For me, I think I'd love to teach creative writing and grammar, but I'd love to teach ged level topics.

When I worked in mental health, I did that a lot and it was really good for me to teach and help people who never had someone to work with them. I created a creative writing group at the mental health facility I worked at. They'd share their work during an open mic or even at talent shows.

I'd transcribe their writing when they couldn't spell and help them put their sentences together. I helped them write to their case workers and advocate for their needs.

I think I'd love to be able to do that for everyone. If full communism happens, that's what I would love to do every day for the rest of my life.
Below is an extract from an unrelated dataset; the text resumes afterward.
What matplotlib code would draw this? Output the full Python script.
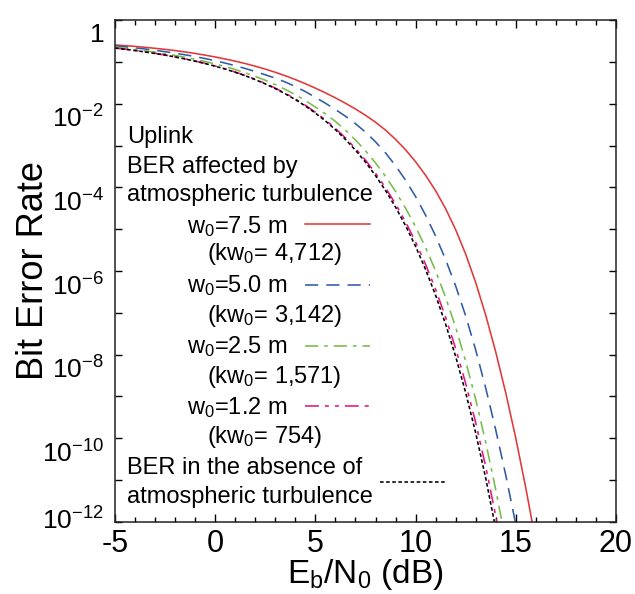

What about the rest of you? Is there something you'd be able to talk about enough as a teacher? It doesn't have to be something like literal education. I know people around here really know theory, or genres of music or games, or history. What would you want to share with the world?

  • infuziSporg [e/em/eir]
    ·
    2 years ago

    Soil science.

    By the end of high school most people have heard of sand and clay, and know that you can make glass with one and pots with the other. They're lucky if they have been taught by that point what sedimentary rock and organic matter are. Maybe they'll be able to tell you that the city of Troy was destroyed and rebuilt several times, turning into a bigger mound in the process, but we are really quite ignorant of the blanket of fragments that we rely on, directly or indirectly, for almost everything. I was doing a unit project in a science class when I realized I knew nothing about "dirt" and how it worked.

    The class would involve smashing rocks, using ice to deform and break stuff, screening soil, doing sedimentation and other soil tests, river simulations, looking at stuff under a microscope, composting, and growing plants.